Exercise directions
Transcribe each of the records below exactly, excluding all pictures.
>> BEGIN
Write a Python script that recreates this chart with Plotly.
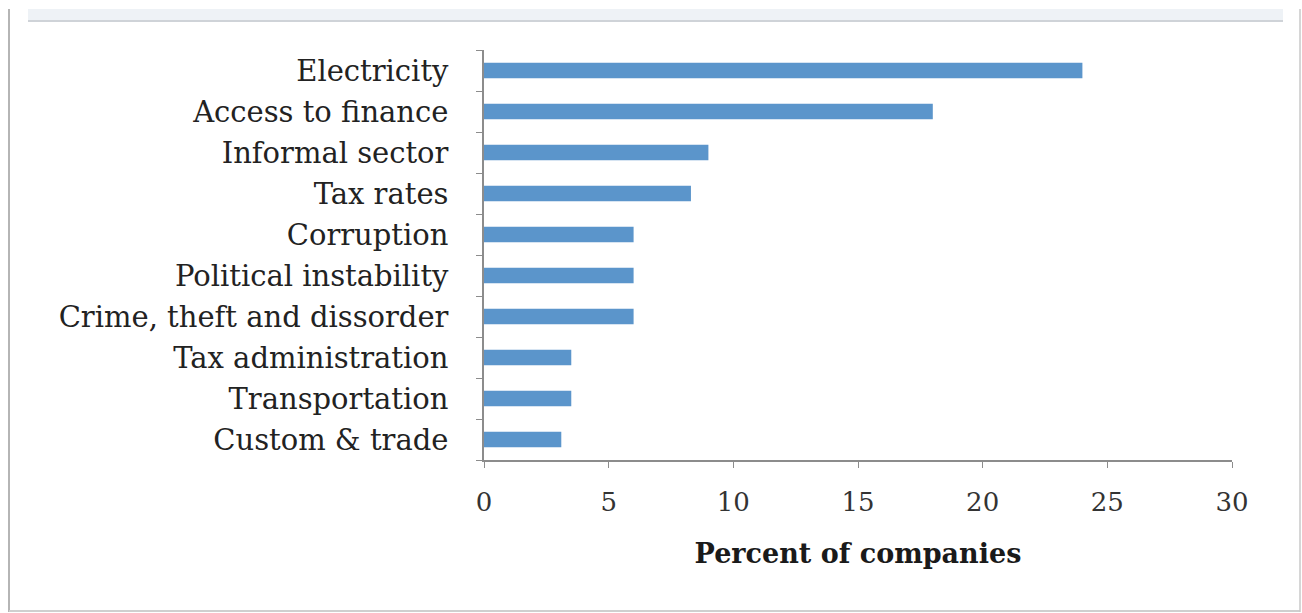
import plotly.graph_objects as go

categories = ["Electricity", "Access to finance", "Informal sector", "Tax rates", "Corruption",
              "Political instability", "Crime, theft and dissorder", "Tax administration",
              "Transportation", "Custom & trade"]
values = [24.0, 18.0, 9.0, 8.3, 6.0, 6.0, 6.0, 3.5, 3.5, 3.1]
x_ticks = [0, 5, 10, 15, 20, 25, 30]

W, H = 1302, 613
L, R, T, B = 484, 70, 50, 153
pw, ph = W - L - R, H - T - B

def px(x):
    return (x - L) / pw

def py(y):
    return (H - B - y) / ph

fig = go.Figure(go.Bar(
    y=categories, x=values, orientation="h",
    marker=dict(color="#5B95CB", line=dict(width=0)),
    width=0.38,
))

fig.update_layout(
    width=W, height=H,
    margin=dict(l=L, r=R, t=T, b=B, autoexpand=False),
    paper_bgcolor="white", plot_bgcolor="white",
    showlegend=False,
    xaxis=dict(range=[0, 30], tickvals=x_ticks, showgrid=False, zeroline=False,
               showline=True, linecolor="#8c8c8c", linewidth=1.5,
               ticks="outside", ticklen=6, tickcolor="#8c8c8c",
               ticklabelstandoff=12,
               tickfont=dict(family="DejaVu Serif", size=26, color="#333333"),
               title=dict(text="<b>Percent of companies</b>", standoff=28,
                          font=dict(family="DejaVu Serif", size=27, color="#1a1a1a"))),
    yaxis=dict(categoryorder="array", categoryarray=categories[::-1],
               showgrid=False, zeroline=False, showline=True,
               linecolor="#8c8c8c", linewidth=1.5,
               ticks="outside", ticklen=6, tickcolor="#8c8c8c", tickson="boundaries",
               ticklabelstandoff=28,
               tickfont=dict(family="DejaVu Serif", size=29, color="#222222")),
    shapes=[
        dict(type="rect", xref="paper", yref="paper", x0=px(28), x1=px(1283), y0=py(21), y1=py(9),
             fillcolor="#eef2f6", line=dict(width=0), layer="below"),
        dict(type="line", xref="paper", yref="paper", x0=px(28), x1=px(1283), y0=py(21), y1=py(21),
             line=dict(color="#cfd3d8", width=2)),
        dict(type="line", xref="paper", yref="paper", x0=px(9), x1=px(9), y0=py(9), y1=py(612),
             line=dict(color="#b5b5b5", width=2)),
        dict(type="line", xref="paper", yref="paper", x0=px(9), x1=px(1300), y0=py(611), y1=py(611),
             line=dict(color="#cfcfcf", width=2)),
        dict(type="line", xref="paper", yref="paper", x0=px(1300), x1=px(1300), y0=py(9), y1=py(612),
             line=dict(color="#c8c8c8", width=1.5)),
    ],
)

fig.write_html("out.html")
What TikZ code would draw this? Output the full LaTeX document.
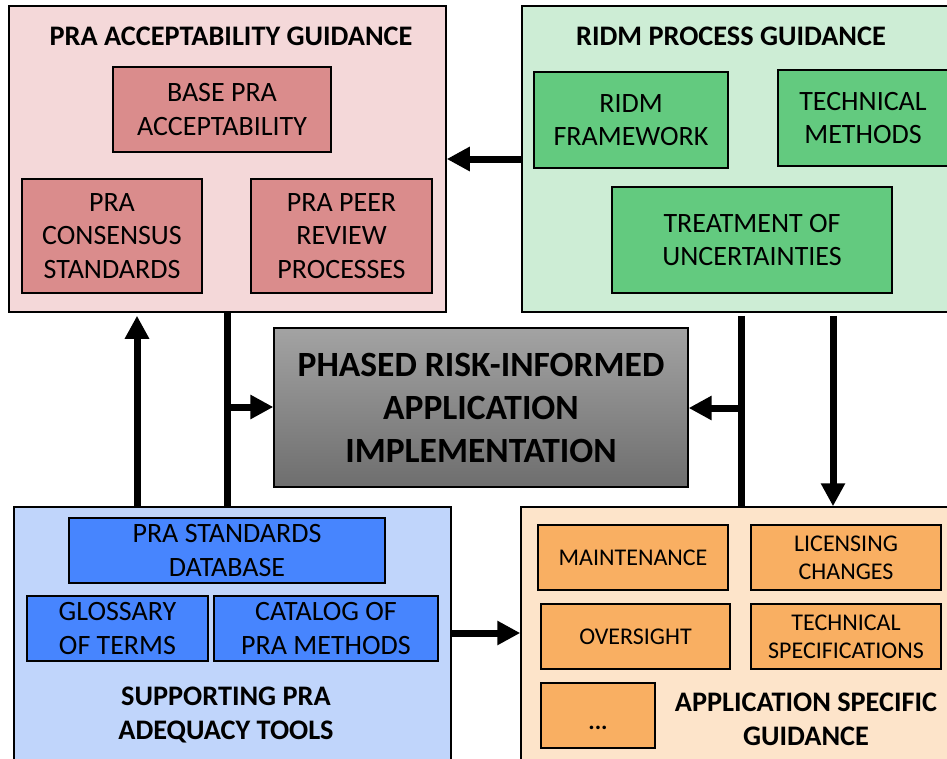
>> END
Task solution
Write a Python script that recreates this chart with Plotly.
import plotly.graph_objects as go

categories = ["Electricity", "Access to finance", "Informal sector", "Tax rates", "Corruption",
              "Political instability", "Crime, theft and dissorder", "Tax administration",
              "Transportation", "Custom & trade"]
values = [24.0, 18.0, 9.0, 8.3, 6.0, 6.0, 6.0, 3.5, 3.5, 3.1]
x_ticks = [0, 5, 10, 15, 20, 25, 30]

W, H = 1302, 613
L, R, T, B = 484, 70, 50, 153
pw, ph = W - L - R, H - T - B

def px(x):
    return (x - L) / pw

def py(y):
    return (H - B - y) / ph

fig = go.Figure(go.Bar(
    y=categories, x=values, orientation="h",
    marker=dict(color="#5B95CB", line=dict(width=0)),
    width=0.38,
))

fig.update_layout(
    width=W, height=H,
    margin=dict(l=L, r=R, t=T, b=B, autoexpand=False),
    paper_bgcolor="white", plot_bgcolor="white",
    showlegend=False,
    xaxis=dict(range=[0, 30], tickvals=x_ticks, showgrid=False, zeroline=False,
               showline=True, linecolor="#8c8c8c", linewidth=1.5,
               ticks="outside", ticklen=6, tickcolor="#8c8c8c",
               ticklabelstandoff=12,
               tickfont=dict(family="DejaVu Serif", size=26, color="#333333"),
               title=dict(text="<b>Percent of companies</b>", standoff=28,
                          font=dict(family="DejaVu Serif", size=27, color="#1a1a1a"))),
    yaxis=dict(categoryorder="array", categoryarray=categories[::-1],
               showgrid=False, zeroline=False, showline=True,
               linecolor="#8c8c8c", linewidth=1.5,
               ticks="outside", ticklen=6, tickcolor="#8c8c8c", tickson="boundaries",
               ticklabelstandoff=28,
               tickfont=dict(family="DejaVu Serif", size=29, color="#222222")),
    shapes=[
        dict(type="rect", xref="paper", yref="paper", x0=px(28), x1=px(1283), y0=py(21), y1=py(9),
             fillcolor="#eef2f6", line=dict(width=0), layer="below"),
        dict(type="line", xref="paper", yref="paper", x0=px(28), x1=px(1283), y0=py(21), y1=py(21),
             line=dict(color="#cfd3d8", width=2)),
        dict(type="line", xref="paper", yref="paper", x0=px(9), x1=px(9), y0=py(9), y1=py(612),
             line=dict(color="#b5b5b5", width=2)),
        dict(type="line", xref="paper", yref="paper", x0=px(9), x1=px(1300), y0=py(611), y1=py(611),
             line=dict(color="#cfcfcf", width=2)),
        dict(type="line", xref="paper", yref="paper", x0=px(1300), x1=px(1300), y0=py(9), y1=py(612),
             line=dict(color="#c8c8c8", width=1.5)),
    ],
)

fig.write_html("out.html")
What TikZ code would draw this? Output the full LaTeX document.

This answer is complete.